Anything that is simple description (”A Barbarian is someone who survives on their wits” “Gnomes are the smartest of all the races” “The problem with casting magic while fighting a man with a big sword is that you’ll probably die” etc) can be written in-universe. Anything that involves numbers that the player needs to crunch, or dice that the player needs to roll (”To see if you succesfully cast a spell while fighting a man with a big sword, roll a six-sided die and hope that it comes up 7″) needs to be written out-of-universe.

Despite my taste for writing information in-universe, I've put together some posts that are written...out-of-universe? Normally? Writing in-universe is great if you want to set a mood, or build character, or create depth and flavour, but it’s not ideal for concisely sharing information.

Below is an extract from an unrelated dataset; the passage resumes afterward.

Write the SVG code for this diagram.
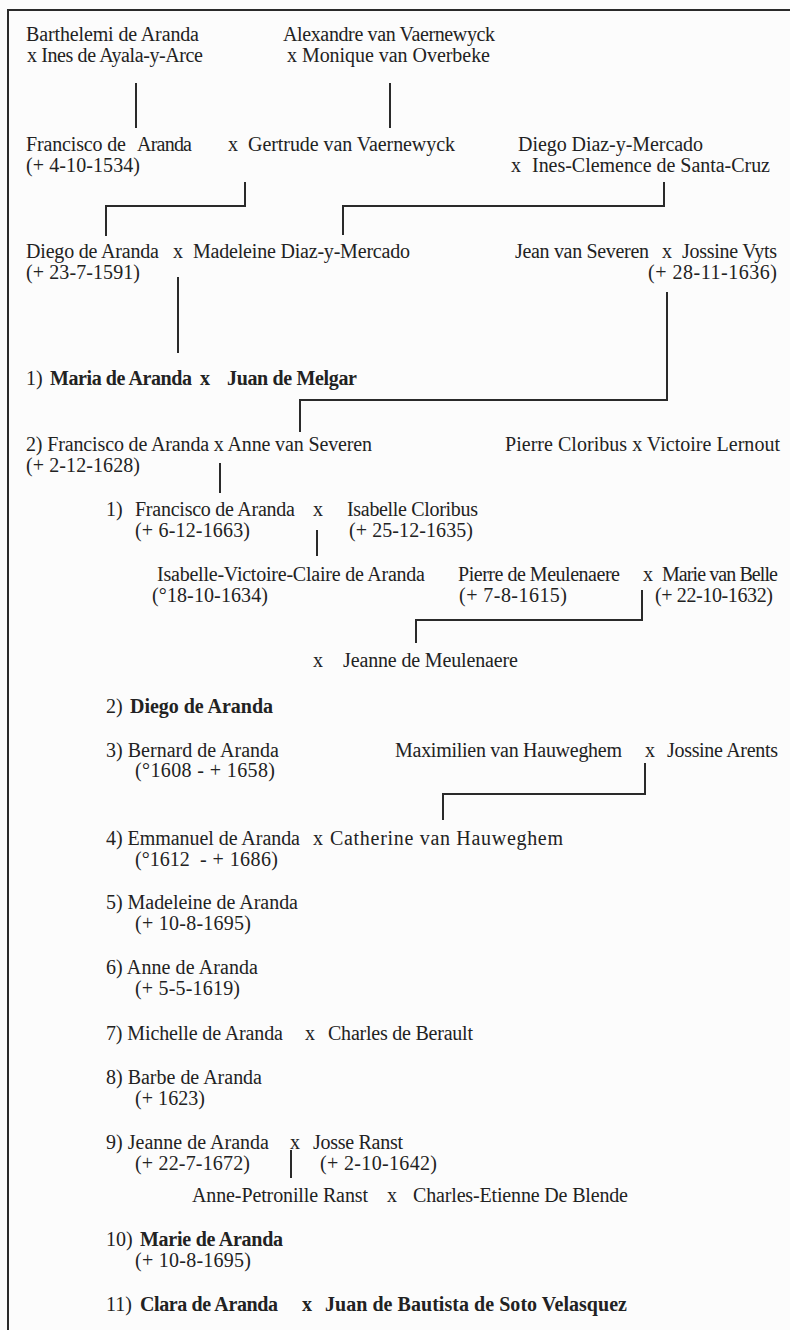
<svg xmlns="http://www.w3.org/2000/svg" width="790" height="1330" viewBox="0 0 790 1330">
<style>
text { font-family: "Liberation Serif", "Times New Roman", serif; font-size: 20px; fill: #222; }
.b { font-weight: bold; }
.conn { fill: none; stroke: #2a2a2a; stroke-width: 2; }
.frame { fill: none; stroke: #2a2a2a; stroke-width: 2; }
</style>
<rect x="0" y="0" width="790" height="1330" fill="#fcfcfc"/>
<path class="frame" d="M8,1330 V10 H790"/>
<g id="connectors">
<path class="conn" d="M136,83 V128"/>
<path class="conn" d="M390,83 V128"/>
<path class="conn" d="M245,182 V206 H106 V236"/>
<path class="conn" d="M664,182 V206 H343 V235"/>
<path class="conn" d="M178,277 V353"/>
<path class="conn" d="M667,292 V400 H300 V432"/>
<path class="conn" d="M220,463 V493"/>
<path class="conn" d="M317,530 V556"/>
<path class="conn" d="M642,590 V620 H416 V643"/>
<path class="conn" d="M645,763 V794 H443 V820"/>
<path class="conn" d="M291,1150 V1178"/>
</g>
<g id="n-barthelemi">
<text x="26" y="41" textLength="173">Barthelemi de Aranda</text>
<text x="27" y="62" textLength="176">x Ines de Ayala-y-Arce</text>
</g>
<g id="n-alexandre">
<text x="283" y="41" textLength="212">Alexandre van Vaernewyck</text>
<text x="287" y="62" textLength="203">x Monique van Overbeke</text>
</g>
<g id="n-francisco-1534">
<text x="26" y="151" textLength="100">Francisco de</text>
<text x="137" y="151" textLength="55">Aranda</text>
<text x="26" y="172" textLength="114">(+ 4-10-1534)</text>
<text x="228" y="151">x</text>
<text x="248" y="151" textLength="207">Gertrude van Vaernewyck</text>
</g>
<g id="n-diego-diaz">
<text x="518" y="151" textLength="185">Diego Diaz-y-Mercado</text>
<text x="511" y="172">x</text>
<text x="532" y="172" textLength="238">Ines-Clemence de Santa-Cruz</text>
</g>
<g id="n-diego-1591">
<text x="26" y="258" textLength="133">Diego de Aranda</text>
<text x="173" y="258">x</text>
<text x="193" y="258" textLength="217">Madeleine Diaz-y-Mercado</text>
<text x="26" y="279" textLength="114">(+ 23-7-1591)</text>
</g>
<g id="n-jean">
<text x="515" y="258" textLength="134">Jean van Severen</text>
<text x="662" y="258">x</text>
<text x="682" y="258" textLength="95">Jossine Vyts</text>
<text x="648" y="279" textLength="129">(+ 28-11-1636)</text>
</g>
<g id="n-maria">
<text x="26" y="385">1)</text>
<text class="b" x="50" y="385" textLength="142">Maria de Aranda</text>
<text class="b" x="200" y="385">x</text>
<text class="b" x="227" y="385" textLength="130">Juan de Melgar</text>
</g>
<g id="n-francisco-1628">
<text x="26" y="451" textLength="346">2) Francisco de Aranda x Anne van Severen</text>
<text x="26" y="472" textLength="114">(+ 2-12-1628)</text>
</g>
<g id="n-cloribus">
<text x="505" y="451" textLength="275">Pierre Cloribus x Victoire Lernout</text>
</g>
<g id="n-francisco-1663">
<text x="106" y="516">1)</text>
<text x="135" y="516" textLength="160">Francisco de Aranda</text>
<text x="313" y="516">x</text>
<text x="347" y="516" textLength="131">Isabelle Cloribus</text>
<text x="135" y="537" textLength="115">(+ 6-12-1663)</text>
<text x="349" y="537" textLength="124">(+ 25-12-1635)</text>
</g>
<g id="n-isabelle">
<text x="157" y="581" textLength="268">Isabelle-Victoire-Claire de Aranda</text>
<text x="152" y="602" textLength="116">(°18-10-1634)</text>
</g>
<g id="n-meulenaere">
<text x="458" y="581" textLength="162">Pierre de Meulenaere</text>
<text x="643" y="581">x</text>
<text x="662" y="581" textLength="116">Marie van Belle</text>
<text x="459" y="602" textLength="108">(+ 7-8-1615)</text>
<text x="655" y="602" textLength="118">(+ 22-10-1632)</text>
</g>
<g id="n-jeanne-meulenaere">
<text x="313" y="667">x</text>
<text x="343" y="667" textLength="175">Jeanne de Meulenaere</text>
</g>
<g id="n-diego-2">
<text x="106" y="713">2)</text>
<text class="b" x="130" y="713" textLength="143">Diego de Aranda</text>
</g>
<g id="n-bernard">
<text x="106" y="757" textLength="173">3) Bernard de Aranda</text>
<text x="135" y="777" textLength="140">(°1608 - + 1658)</text>
</g>
<g id="n-maximilien">
<text x="395" y="757" textLength="227">Maximilien van Hauweghem</text>
<text x="645" y="757">x</text>
<text x="667" y="757" textLength="111">Jossine Arents</text>
</g>
<g id="n-emmanuel">
<text x="106" y="845" textLength="194">4) Emmanuel de Aranda</text>
<text x="313" y="845">x</text>
<text x="330" y="845" textLength="233">Catherine van Hauweghem</text>
<text x="135" y="866">(°1612</text>
<text x="200" y="866" textLength="78">- + 1686)</text>
</g>
<g id="n-madeleine">
<text x="106" y="909" textLength="192">5) Madeleine de Aranda</text>
<text x="135" y="930" textLength="116">(+ 10-8-1695)</text>
</g>
<g id="n-anne">
<text x="106" y="974" textLength="152">6) Anne de Aranda</text>
<text x="135" y="995" textLength="105">(+ 5-5-1619)</text>
</g>
<g id="n-michelle">
<text x="106" y="1040" textLength="177">7) Michelle de Aranda</text>
<text x="305" y="1040">x</text>
<text x="328" y="1040" textLength="145">Charles de Berault</text>
</g>
<g id="n-barbe">
<text x="106" y="1084" textLength="156">8) Barbe de Aranda</text>
<text x="135" y="1105" textLength="70">(+ 1623)</text>
</g>
<g id="n-jeanne">
<text x="106" y="1149" textLength="163">9) Jeanne de Aranda</text>
<text x="290" y="1149">x</text>
<text x="313" y="1149" textLength="90">Josse Ranst</text>
<text x="135" y="1170" textLength="115">(+ 22-7-1672)</text>
<text x="320" y="1170" textLength="117">(+ 2-10-1642)</text>
</g>
<g id="n-anne-petronille">
<text x="192" y="1202" textLength="176">Anne-Petronille Ranst</text>
<text x="387" y="1202">x</text>
<text x="413" y="1202" textLength="215">Charles-Etienne De Blende</text>
</g>
<g id="n-marie">
<text x="106" y="1246">10)</text>
<text class="b" x="140" y="1246" textLength="143">Marie de Aranda</text>
<text x="135" y="1267" textLength="116">(+ 10-8-1695)</text>
</g>
<g id="n-clara">
<text x="106" y="1311">11)</text>
<text class="b" x="140" y="1311" textLength="138">Clara de Aranda</text>
<text class="b" x="302" y="1311">x</text>
<text class="b" x="325" y="1311" textLength="302">Juan de Bautista de Soto Velasquez</text>
</g>
</svg>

The biggest problem I’ve found with it is that you can’t explain concepts that don’t exist – for example, in All-That-Is, the wheel was never invented, and no one has any reason to understand the concept of a wheel. Try explaining that while writing as an in-universe character.

Another problem (for me, anyway) is that I sometimes get distracted by writing about the fictional author of the piece I'm trying to write. The original plan for my 2007 NaNoWriMo novel was to rewrite The Wizard of Oz (the original has fallen into the public domain) as a novel that existed in All-That-Is, called The Vizard of Az.

The original Wizard of Oz was written by Frank L. Baum, and was so popular that he wrote a number of Oz books – The Marvellous Land of Oz, Ozma of Oz, etc etc. In the later ones, the true ruler of Oz appears, a girl called Ozma. She has complete power over Oz, and is completely beloved by all. One of the first things that she does is ban magic: no one can use any kind of magic unless they have her express permission.

For various Mary Sue reasons, no one has any issues with this, and everyone thinks she's great for suggesting it.

The Vizard of Az books were going to be written as thinly veiled political analogies, featuring an idiotic dictator who actually tried to ban magic. In the months leading up to November (the month of Nanowrimo, when I was going to write the first Az book) I started to write a backstory for the writer, Frankel. (I also put together a backstory for the dictator, and at my sister's request, her father.

November came around, and I realised that having written Frankel’s story, I didn’t actually feel motivated to write The Vizard of Az at all. There was no need for it; the story of Frankel was done, and actually writing the novel was suddenly superfluous. I still have all my notes for it, a couple of paragraphs of prose (including the opening) but the story didn’t need to be told. (instead, for my 2007 Nano novel, I attempted Basil Turret and the Prisoner of Algebra, a Harry Potter parody also set in All-That-Is.)

I have a couple of notes around about who is actually going to be writing The Traveller’s Guide to All-That-Is in-universe, but I’m not allowing myself to do anything with them, for fear that it will render the actual Guide superfluous.